13. The respondents vehemently argued that the burden of proof to classify is upon the Revenue and have relied upon the Supreme Court's decision in the case of CCE v. Sharma Chemicals Works, 2003 (154) E.L.T. 328 (S.C.) = 2003 (56) RLT 123. There can be no quarrel in the above proposition of law. We find that the Revenue in the present case has been able to establish and thus discharge the onus placed upon it that the ceramic plugs are properly classifiable under Heading 85.07.

In view of the foregoing we find merits in the Revenue's case that the ceramics plugs are to be classified under Heading 8507.00 as parts of the storage batteries and not under Heading 6901.90.

14. The respondents have also argued that the demand relates to the period 1992-93 to 1996-97 whereas the show cause notice was issued on 4-9-97 thus the demand for the period prior to six months from the date of issuance of the show cause notice would be barred by limitation. In support of their above submissions they have submitted that the judgment of the Hon'ble Gujarat High Court as reported in 1992 (59) E.L.T. 247 holding that plastic battery caps are not be considered as parts of the batteries but were to be classified under Chapter 39 as articles of plastic and the subsequent issuing of the circulars and Section 37B order by the Ministry let them to form a bonafide belief and impression that the ceramic plugs being manufactured by them are to be classified on the basis of the constituent material i.e. ceramic. In any case the respondents had written a letter dated 15-1-96 to the Commissioner of Central Excise, Calcutta stating relevant facts, forwarding its printed literature and mentioning about different inputs and their use. The Additional Commissioner has not disputed the receipt of the above letter of the respondents but in spite of that has confirmed the demand by invoking the extended period of limitation.

15. We take note of the respondents' letter written in the year 1996 to the Revenue. The said letter has been taken note of by the original adjudicating authority, but stands dismissed by him on the ground that though the assessee has asked and sought clarification about the excisability and classification of their manufactured goods but they have not uttered a single word about their actual clearance value at that point of time and they have tried to give an impression as if they were just going to cross Rs. 30,00,000/- clearance value.
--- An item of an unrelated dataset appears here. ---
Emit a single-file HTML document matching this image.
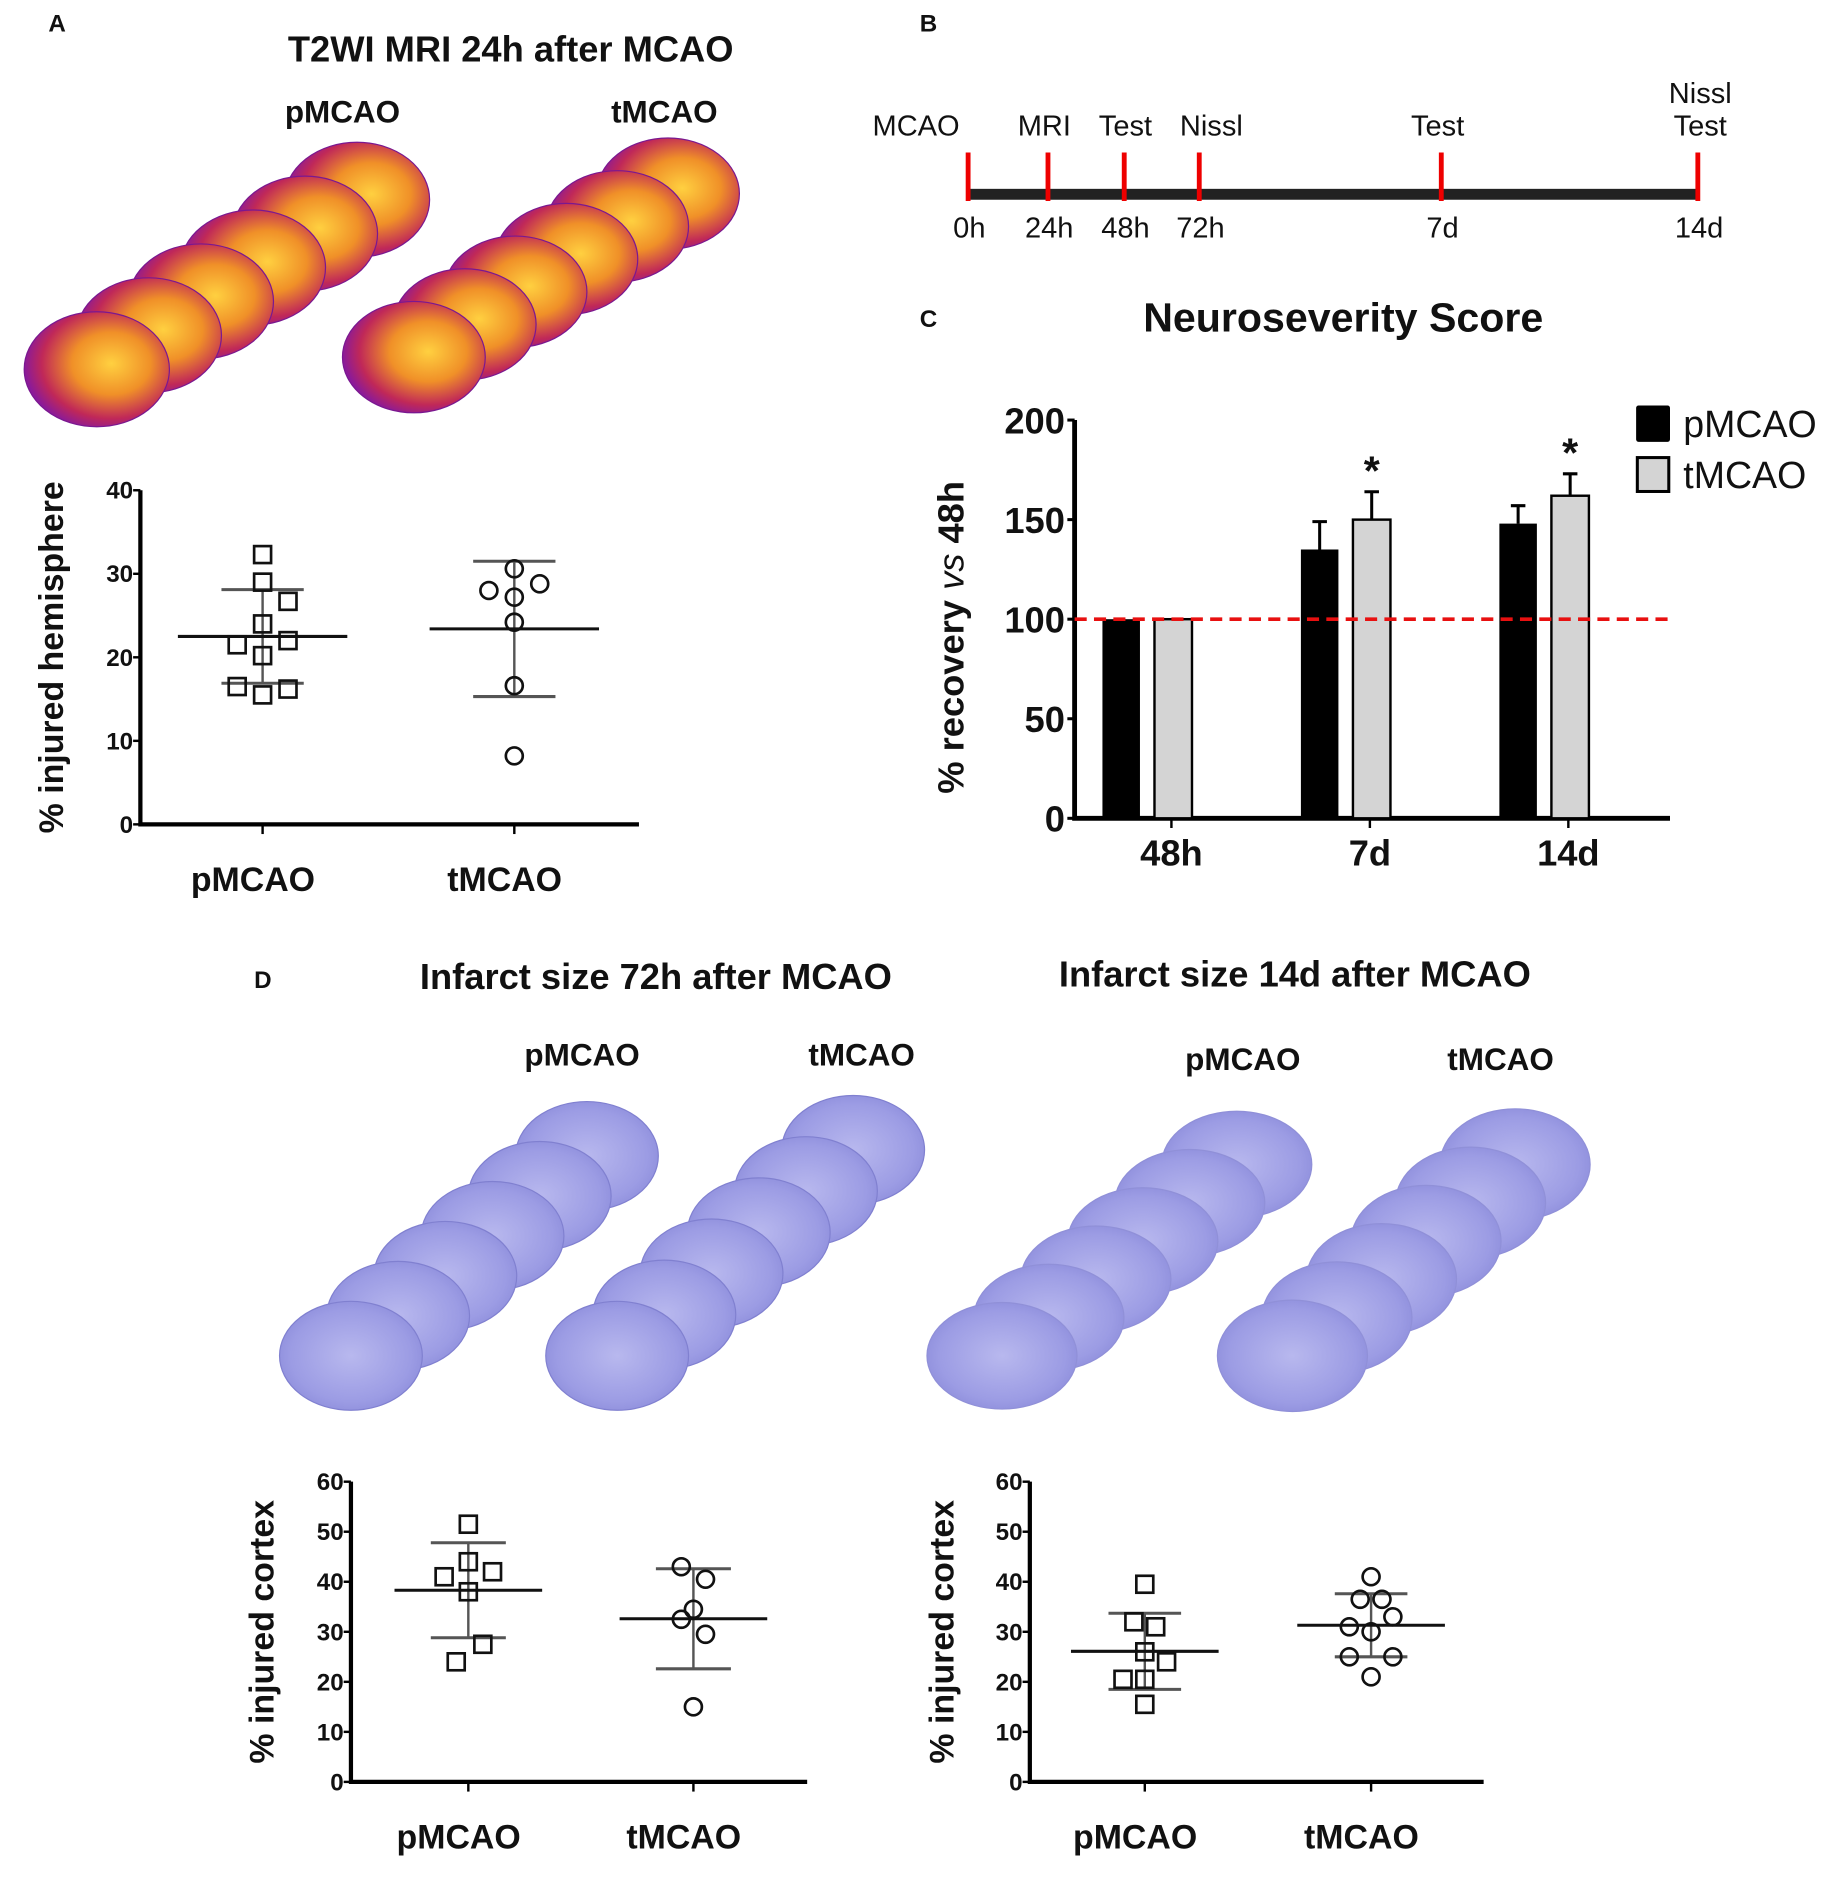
<!DOCTYPE html>
<html><head><meta charset="utf-8">
<style>
html,body{margin:0;padding:0;background:#fff;}
svg{display:block;}
text{font-family:"Liberation Sans",sans-serif;fill:#111;}
</style></head>
<body>
<svg id="fig" width="1837" height="1886" viewBox="0 0 1518 1558" preserveAspectRatio="none" xmlns="http://www.w3.org/2000/svg">
<defs>
<radialGradient id="mri" cx="0.6" cy="0.45" r="0.6">
<stop offset="0" stop-color="#ffd040"/><stop offset="0.45" stop-color="#f09028"/><stop offset="0.8" stop-color="#c02858"/><stop offset="1" stop-color="#8a1a9a"/>
</radialGradient>
<radialGradient id="nissl" cx="0.5" cy="0.5" r="0.6">
<stop offset="0" stop-color="#b8b8ee"/><stop offset="0.7" stop-color="#9c9ce4"/><stop offset="1" stop-color="#8888d8"/>
</radialGradient>
</defs>
<g id="mri-images"></g>
<g id="nissl-images"></g>
<text x="40" y="26" font-size="20" font-weight="bold">A</text>
<text x="422" y="51" font-size="30" font-weight="bold" text-anchor="middle">T2WI MRI 24h after MCAO</text>
<text x="283" y="101" font-size="26" font-weight="bold" text-anchor="middle">pMCAO</text>
<text x="549" y="101" font-size="26" font-weight="bold" text-anchor="middle">tMCAO</text>

<text x="760" y="26" font-size="20" font-weight="bold">B</text>
<g id="timeline"></g>

<text x="760" y="270" font-size="20" font-weight="bold">C</text>
<text x="1110" y="274" font-size="34" font-weight="bold" text-anchor="middle">Neuroseverity Score</text>
<g id="barchart"></g>

<text x="210" y="816" font-size="20" font-weight="bold">D</text>
<text x="542" y="817" font-size="30" font-weight="bold" text-anchor="middle">Infarct size 72h after MCAO</text>
<text x="1070" y="815" font-size="30" font-weight="bold" text-anchor="middle">Infarct size 14d after MCAO</text>
<text x="481" y="880" font-size="26" font-weight="bold" text-anchor="middle">pMCAO</text>
<text x="712" y="880" font-size="26" font-weight="bold" text-anchor="middle">tMCAO</text>
<text x="1027" y="884" font-size="26" font-weight="bold" text-anchor="middle">pMCAO</text>
<text x="1240" y="884" font-size="26" font-weight="bold" text-anchor="middle">tMCAO</text>
<g id="scatterA"></g>
<g id="scatterD1"></g>
<g id="scatterD2"></g>
</svg>
<script>
// ---- Data ----
const groups = ["pMCAO","tMCAO"];
const hemiP = [32.3,29,26.7,24,21.5,22,20.2,16.5,15.5,16.2];
const hemiPoff = [0,0,1,0,-1,1,0,-1,0,1];
const hemiT = [30.6,28,28.8,27.2,24.2,16.6,8.2];
const hemiToff = [0,-1,1,0,0,0,0];
const hemiMean = [22.5,23.4];
const hemiSD = [5.6,8.1];
const hemiTicks = [0,10,20,30,40];

const c72P = [51.5,44,41,42,38,27.5,24];
const c72Poff = [0,0,-1,1,0,0.6,-0.5];
const c72T = [43,40.5,34.5,32.5,29.5,15];
const c72Toff = [-0.5,0.5,0,-0.5,0.5,0];
const c72Mean = [38.3,32.6];
const c72SD = [9.5,10];
const c14P = [39.5,32,31,26,24,20.5,20.5,15.5];
const c14Poff = [0,-0.5,0.5,0,1,-1,0,0];
const c14T = [41,36.5,36.5,33,31,30,25,25,21];
const c14Toff = [0,-0.5,0.5,1,-1,0,-1,1,0];
const c14Mean = [26.1,31.3];
const c14SD = [7.6,6.3];
const cortexTicks = [0,10,20,30,40,50,60];

const timeCats = ["0h","24h","48h","72h","7d","14d"];
const timeHours = [0,24,48,72,168,336];
const timeEvents = ["MCAO","MRI","Test","Nissl","Test","Nissl|Test"];

const barCats = ["48h","7d","14d"];
const barP = [100,135,148];
const barT = [100,150,162];
const errP = [0,14,9];
const errT = [0,14,11];
const sig = [false,true,true];
const barTicks = [0,50,100,150,200];

const NS="http://www.w3.org/2000/svg";
function mk(parent,tag,attrs,text){
  const e=document.createElementNS(NS,tag);
  for(const k in attrs) e.setAttribute(k,attrs[k]);
  if(text!==undefined) e.textContent=text;
  parent.appendChild(e); return e;
}

// ---- brain images ----
const mri=document.getElementById('mri-images');
function stack(g,x0,y0,x1,y1,n,w,h,fill,stroke){
  const dx=(x1-x0)/(n-1),dy=(y1-y0)/(n-1);
  for(let i=n-1;i>=0;i--){
    const e=mk(g,'ellipse',{cx:x0+i*dx,cy:y0+i*dy,rx:w/2,ry:h/2,fill:fill,stroke:stroke,'stroke-width':1});
    
    
  }
}
stack(mri,80,305,295,165,6,120,95,'url(#mri)','#7a1890');
stack(mri,342,295,552,160,6,118,92,'url(#mri)','#7a1890');
const nis=document.getElementById('nissl-images');
stack(nis,290,1120,485,955,6,118,90,'url(#nissl)','#8080d0');
stack(nis,510,1120,705,950,6,118,90,'url(#nissl)','#8080d0');
stack(nis,828,1120,1022,962,6,124,88,'url(#nissl)','#9090d8');
stack(nis,1068,1120,1252,962,6,124,92,'url(#nissl)','#9090d8');

// ---- timeline ----
const tl=document.getElementById('timeline');
const tX0=800,tX1=1403;
const tickX=[800,866,929,991,1191,1403];
const evX=[757,863,930,1001,1188,1405];
const bar=mk(tl,'rect',{x:tX0,y:156,width:tX1-tX0,height:9,fill:'#222'});


timeHours.forEach((h,i)=>{
  const x=tickX[i];
  const t=mk(tl,'line',{x1:x,x2:x,y1:126,y2:166,stroke:'#e00',"stroke-width":4});
  
  
  const lb=mk(tl,'text',{x:x+1,y:196,"font-size":24,"text-anchor":"middle"},timeCats[i]);
  
  
  const ev=timeEvents[i].split('|');
  ev.forEach((s,j)=>{
    const el=mk(tl,'text',{x:evX[i],y:112-(ev.length-1-j)*27,"font-size":24,"text-anchor":"middle"},s);
    
    
  });
});

// ---- scatter charts ----
function scatter(gid,cfg){
  const g=document.getElementById(gid);
  const y=v=>cfg.y0-(v/cfg.max)*(cfg.y0-cfg.yTop);
  const ax=mk(g,'path',{d:`M${cfg.ax} ${cfg.yTop} V${cfg.y0} H${cfg.axR}`,fill:'none',stroke:'#000','stroke-width':3.5});
  
  
  cfg.ticks.forEach(v=>{
    mk(g,'line',{x1:cfg.ax-6,x2:cfg.ax,y1:y(v),y2:y(v),stroke:'#000','stroke-width':2});
    const t=mk(g,'text',{x:cfg.ax-6,y:y(v)+7,"font-size":20,"font-weight":"bold","text-anchor":"end"},v);
    
    
  });
  const yt=mk(g,'text',{x:0,y:0,"font-size":cfg.titleSize,"font-weight":"bold","text-anchor":"middle",transform:`translate(${cfg.titleX},${(cfg.y0+cfg.yTop)/2}) rotate(-90)`},cfg.title);
  
  
  groups.forEach((gn,gi)=>{
    const cx=cfg.cx[gi];
    mk(g,'line',{x1:cx,x2:cx,y1:cfg.y0,y2:cfg.y0+8,stroke:'#000','stroke-width':2});
    const lb=mk(g,'text',{x:cx-8,y:cfg.y0+55,"font-size":28,"font-weight":"bold","text-anchor":"middle"},gn);
    
    
    const m=cfg.mean[gi],sd=cfg.sd[gi];
    const eb=mk(g,'line',{x1:cx,x2:cx,y1:y(m+sd),y2:y(m-sd),stroke:'#555','stroke-width':2});
    
    
    [m+sd,m-sd].forEach(v=>{
      const c=mk(g,'line',{x1:cx-cfg.cap,x2:cx+cfg.cap,y1:y(v),y2:y(v),stroke:'#555','stroke-width':2.5});
      
      
    });
    const ml=mk(g,'line',{x1:cx-cfg.mw,x2:cx+cfg.mw,y1:y(m),y2:y(m),stroke:'#111','stroke-width':2.5});
    
    
    const vals=cfg.vals[gi],offs=cfg.offs[gi];
    vals.forEach((v,i)=>{
      const px=cx+offs[i]*cfg.spread,py=y(v);
      let p;
      if(gi===0) p=mk(g,'rect',{x:px-7,y:py-7,width:14,height:14,fill:'none',stroke:'#111','stroke-width':2.2});
      else p=mk(g,'circle',{cx:px,cy:py,r:7,fill:'none',stroke:'#111','stroke-width':2.2});
      
      
    });
  });
}
scatter('scatterA',{ax:116,axR:528,yTop:405,y0:681,max:40,ticks:hemiTicks,cx:[217,425],mean:hemiMean,sd:hemiSD,
  vals:[hemiP,hemiT],offs:[hemiPoff,hemiToff],spread:21,cap:34,mw:70,title:"% injured hemisphere",titleX:52,titleSize:28});
scatter('scatterD1',{ax:290,axR:667,yTop:1224,y0:1472,max:60,ticks:cortexTicks,cx:[387,573],mean:c72Mean,sd:c72SD,
  vals:[c72P,c72T],offs:[c72Poff,c72Toff],spread:20,cap:31,mw:61,title:"% injured cortex",titleX:226,titleSize:28});
scatter('scatterD2',{ax:851,axR:1226,yTop:1224,y0:1472,max:60,ticks:cortexTicks,cx:[946,1133],mean:c14Mean,sd:c14SD,
  vals:[c14P,c14T],offs:[c14Poff,c14Toff],spread:18,cap:30,mw:61,title:"% injured cortex",titleX:788,titleSize:28});

// ---- bar chart ----
(function(){
  const g=document.getElementById('barchart');
  const ax=888,axR=1380,yTop=347,y0=676,max=200;
  const y=v=>y0-(v/max)*(y0-yTop);
  const cx=[948,1112,1276];
  const bw=31,gap=12;
  const a=mk(g,'path',{d:`M${ax} ${yTop} V${y0} H${axR}`,fill:'none',stroke:'#000','stroke-width':4});
  
  
  barTicks.forEach(v=>{
    mk(g,'line',{x1:ax-6,x2:ax,y1:y(v),y2:y(v),stroke:'#000','stroke-width':2.5});
    const t=mk(g,'text',{x:ax-8,y:y(v)+11,"font-size":30,"font-weight":"bold","text-anchor":"end"},v);
    
    
  });
  const yt=mk(g,'text',{x:0,y:0,"font-size":30,"font-weight":"bold","text-anchor":"middle",transform:`translate(796,${(y0+yTop)/2+15}) rotate(-90)`});
  
  
  mk(yt,'tspan',{},'% recovery ');
  mk(yt,'tspan',{"font-style":"italic","font-weight":"normal"},'vs');
  mk(yt,'tspan',{},' 48h');
  barCats.forEach((c,i)=>{
    const xc=cx[i];
    const x1=xc-gap/2-bw, x2=xc+gap/2;
    mk(g,'line',{x1:xc+20,x2:xc+20,y1:y0,y2:y0+8,stroke:'#000','stroke-width':2});
    const lb=mk(g,'text',{x:xc+20,y:y0+39,"font-size":30,"font-weight":"bold","text-anchor":"middle"},c);
    
    
    if(errP[i]>0){
      const e1=mk(g,'path',{d:`M${x1+bw/2} ${y(barP[i])} V${y(barP[i]+errP[i])} M${x1+bw/2-6} ${y(barP[i]+errP[i])} H${x1+bw/2+6}`,stroke:'#000','stroke-width':2.5,fill:'none'});
      
      
    }
    if(errT[i]>0){
      const e2=mk(g,'path',{d:`M${x2+bw/2} ${y(barT[i])} V${y(barT[i]+errT[i])} M${x2+bw/2-6} ${y(barT[i]+errT[i])} H${x2+bw/2+6}`,stroke:'#000','stroke-width':2.5,fill:'none'});
      
      
    }
    const b1=mk(g,'rect',{x:x1,y:y(barP[i]),width:bw,height:y0-y(barP[i]),fill:'#000'});
    
    
    const b2=mk(g,'rect',{x:x2,y:y(barT[i]),width:bw,height:y0-y(barT[i]),fill:'#d4d4d4',stroke:'#000','stroke-width':2});
    
    
    if(sig[i]){
      const s=mk(g,'text',{x:x2+bw/2,y:y(barT[i]+errT[i])-6,"font-size":34,"font-weight":"bold","text-anchor":"middle"},'*');
      
      
    }
  });
  const rl=mk(g,'line',{x1:ax,x2:1383,y1:y(100),y2:y(100),stroke:'#e81010','stroke-width':3,'stroke-dasharray':'10 6'});
  
  
  const l1=mk(g,'rect',{x:1352,y:335,width:28,height:30,fill:'#000',rx:2});
  
  
  const l2=mk(g,'rect',{x:1353,y:378,width:26,height:28,fill:'#d4d4d4',stroke:'#000','stroke-width':2.5});
  
  
  const t1=mk(g,'text',{x:1391,y:361,"font-size":31},'pMCAO');
  
  
  const t2=mk(g,'text',{x:1391,y:403,"font-size":31},'tMCAO');
  
  
})();
</script>
</body></html>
We do not substantiate the above view of the adjudicating authority. The appellants' having written a letter to the Commissioner seeking his advice on the excisability and classification of their product was required to be replied back by the proper officer. By making such a communication the assessee had placed all the facts before the Revenue, which now cannot allege any suppression or misstatement on their part.

It was for the Department to clarify the position and if necessary to ask for their clearance value and to take action accordingly. Having failed to do so at the appropriate time, subsequent issuance of the show cause notice beyond the period of six months cannot be sustained on the point of limitation. As such we hold that the demand beyond the period of six months from the date of issuance of show cause notice is barred by limitation.

16. The authorities are required to re-quantify the demand, if any, against the respondents for a period of six months from the date of issuance of the show cause notice. While quantifying such demands, the total realisation is required to be taken as cum-duty price and the benefit of the deduction of duty from the total realisation has to be extended to the respondents in view of the Larger Bench decision of the Tribunal in the case of Srichakra Tyres and Ors. v. CCE, Madras, 1999 (108) E.L.T. 361 (Tri-LB) = (32) RLT 1 (CEGAT-LB).

17. Inasmuch as we have already held that there was no intention on the part of the respondents to evade duty payment, we find no reason to impose them with penalty. That portion of the impugned order which set asides the penalty upon the respondents is confirmed. For identical reasons we do not find any justification to confiscate the seized goods. Accordingly, the redemption fine of Rs. 1,00,000/- is also not imposable on the respondents. However, the duty in respect of the said seized goods is required to be paid. The appeal of the Revenue is partly allowed in above terms.